> _Information shown_
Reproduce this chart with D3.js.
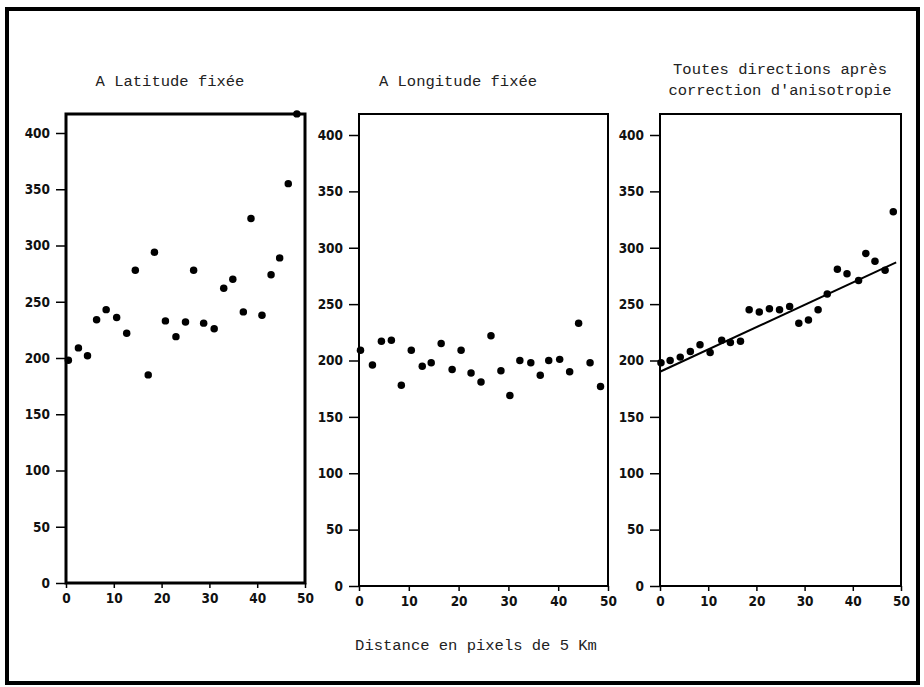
<!DOCTYPE html>
<html>
<head>
<meta charset="utf-8">
<script src="https://cdn.jsdelivr.net/npm/d3@7"></script>
<style>
  html, body { margin: 0; padding: 0; background: #fff; }
  svg { display: block; }
  .title, .xlabel { font-family: "Liberation Mono", "DejaVu Sans Mono", monospace; font-size: 15.5px; fill: #222; }
  .tick text { font-family: "DejaVu Sans Condensed", "DejaVu Sans", sans-serif; font-stretch: condensed; font-size: 13.5px; font-weight: bold; fill: #111; }
</style>
</head>
<body>
<svg id="chart" width="924" height="687"></svg>
<script>
// ---- Data ----
const xTicks = [0, 10, 20, 30, 40, 50];
const yTicks = [0, 50, 100, 150, 200, 250, 300, 350, 400];

const titleLat = ["A Latitude fixée"];
const titleLon = ["A Longitude fixée"];
const titleAll = ["Toutes directions après", "correction d'anisotropie"];
const xAxisTitle = "Distance en pixels de 5 Km";

// Panel 1 : A Latitude fixée
const latX = [0.5, 2.6, 4.5, 6.4, 8.4, 10.6, 12.7, 14.5, 17.2, 18.5, 20.8, 23.0, 25.0, 26.7, 28.8, 31.0, 33.0, 34.9, 37.1, 38.7, 41.0, 42.9, 44.7, 46.5, 48.3];
const latY = [198, 209, 202, 234, 243, 236, 222, 278, 185, 294, 233, 219, 232, 278, 231, 226, 262, 270, 241, 324, 238, 274, 289, 355, 417];

// Panel 2 : A Longitude fixée
const lonX = [0.3, 2.7, 4.5, 6.5, 8.5, 10.5, 12.7, 14.5, 16.5, 18.7, 20.5, 22.5, 24.5, 26.5, 28.5, 30.3, 32.3, 34.5, 36.4, 38.1, 40.3, 42.3, 44.1, 46.4, 48.5];
const lonY = [209, 196, 217, 218, 178, 209, 195, 198, 215, 192, 209, 189, 181, 222, 191, 169, 200, 198, 187, 200, 201, 190, 233, 198, 177];

// Panel 3 : Toutes directions après correction d'anisotropie
const allX = [0.2, 2.1, 4.2, 6.3, 8.3, 10.4, 12.8, 14.6, 16.7, 18.5, 20.6, 22.7, 24.8, 26.9, 28.8, 30.8, 32.8, 34.7, 36.8, 38.8, 41.2, 42.7, 44.6, 46.7, 48.4];
const allY = [198, 200, 203, 208, 214, 207, 218, 216, 217, 245, 243, 246, 245, 248, 233, 236, 245, 259, 281, 277, 271, 295, 288, 280, 332];

// Regression line in panel 3
const fitX = [0, 49];
const fitY = [190, 287];

// ---- Layout ----
const svg = d3.select("#chart");

// outer frame
svg.append("rect")
  .attr("x", 7).attr("y", 9).attr("width", 911).attr("height", 674)
  .attr("fill", "none").attr("stroke", "#000").attr("stroke-width", 4);

const panels = [
  { title: titleLat, xs: latX, ys: latY, left: 66, right: 305, bottom: 583, top400: 133, frameTop: 114, sw: 3, titleX: 170, titleY: [86] },
  { title: titleLon, xs: lonX, ys: lonY, left: 359, right: 608, bottom: 586, top400: 135, frameTop: 114, sw: 2, titleX: 458, titleY: [86] },
  { title: titleAll, xs: allX, ys: allY, left: 660, right: 901, bottom: 586, top400: 135, frameTop: 114, sw: 2, titleX: 780, titleY: [74, 95], fit: true }
];

panels.forEach(p => {
  const x = d3.scaleLinear().domain([0, 50]).range([p.left, p.right]);
  const y = d3.scaleLinear().domain([0, 400]).range([p.bottom, p.top400]);
  const g = svg.append("g");

  // frame
  g.append("rect")
    .attr("x", x(0)).attr("y", p.frameTop)
    .attr("width", x(50) - x(0)).attr("height", y(0) - p.frameTop)
    .attr("fill", "none").attr("stroke", "#000").attr("stroke-width", p.sw);

  // y axis
  const ya = g.append("g").attr("transform", `translate(${x(0)},0)`)
    .call(d3.axisLeft(y).tickValues(yTicks).tickSize(10).tickPadding(6).tickFormat(d3.format("d")));
  ya.select(".domain").remove();
  ya.selectAll(".tick line").attr("stroke", "#000").attr("stroke-width", 1.5);

  // x axis
  const xa = g.append("g").attr("transform", `translate(0,${y(0)})`)
    .call(d3.axisBottom(x).tickValues(xTicks).tickSize(5).tickPadding(5).tickFormat(d3.format("d")));
  xa.select(".domain").remove();
  xa.selectAll(".tick line").attr("stroke", "#000").attr("stroke-width", 1.5);

  // title
  p.title.forEach((t, i) => {
    g.append("text").attr("class", "title")
      .attr("x", p.titleX).attr("y", p.titleY[i])
      .attr("text-anchor", "middle").text(t);
  });

  // regression line
  if (p.fit) {
    const line = d3.line().x((d, i) => x(fitX[i])).y((d, i) => y(fitY[i]));
    g.append("path").datum(fitX).attr("d", line)
      .attr("fill", "none").attr("stroke", "#000").attr("stroke-width", 2);
  }

  // points
  g.selectAll("path.pt").data(p.xs.map((v, i) => [v, p.ys[i]]))
    .join("path").attr("class", "pt")
    .attr("transform", d => `translate(${x(d[0])},${y(d[1])})`)
    .attr("d", d3.symbol().type(d3.symbolCircle).size(44))
    .attr("fill", "#000");
});

// x axis title
svg.append("text").attr("class", "xlabel")
  .attr("x", 476).attr("y", 650).attr("text-anchor", "middle").text(xAxisTitle);
</script>
</body>
</html>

> _What the task asks_
Set down again, exactly, the lines of the material above from its first line to the one with "289, 355, 417];", inclusive. Leave the pictures out.

> _Full response_
Reproduce this chart with D3.js.
<!DOCTYPE html>
<html>
<head>
<meta charset="utf-8">
<script src="https://cdn.jsdelivr.net/npm/d3@7"></script>
<style>
  html, body { margin: 0; padding: 0; background: #fff; }
  svg { display: block; }
  .title, .xlabel { font-family: "Liberation Mono", "DejaVu Sans Mono", monospace; font-size: 15.5px; fill: #222; }
  .tick text { font-family: "DejaVu Sans Condensed", "DejaVu Sans", sans-serif; font-stretch: condensed; font-size: 13.5px; font-weight: bold; fill: #111; }
</style>
</head>
<body>
<svg id="chart" width="924" height="687"></svg>
<script>
// ---- Data ----
const xTicks = [0, 10, 20, 30, 40, 50];
const yTicks = [0, 50, 100, 150, 200, 250, 300, 350, 400];

const titleLat = ["A Latitude fixée"];
const titleLon = ["A Longitude fixée"];
const titleAll = ["Toutes directions après", "correction d'anisotropie"];
const xAxisTitle = "Distance en pixels de 5 Km";

// Panel 1 : A Latitude fixée
const latX = [0.5, 2.6, 4.5, 6.4, 8.4, 10.6, 12.7, 14.5, 17.2, 18.5, 20.8, 23.0, 25.0, 26.7, 28.8, 31.0, 33.0, 34.9, 37.1, 38.7, 41.0, 42.9, 44.7, 46.5, 48.3];
const latY = [198, 209, 202, 234, 243, 236, 222, 278, 185, 294, 233, 219, 232, 278, 231, 226, 262, 270, 241, 324, 238, 274, 289, 355, 417];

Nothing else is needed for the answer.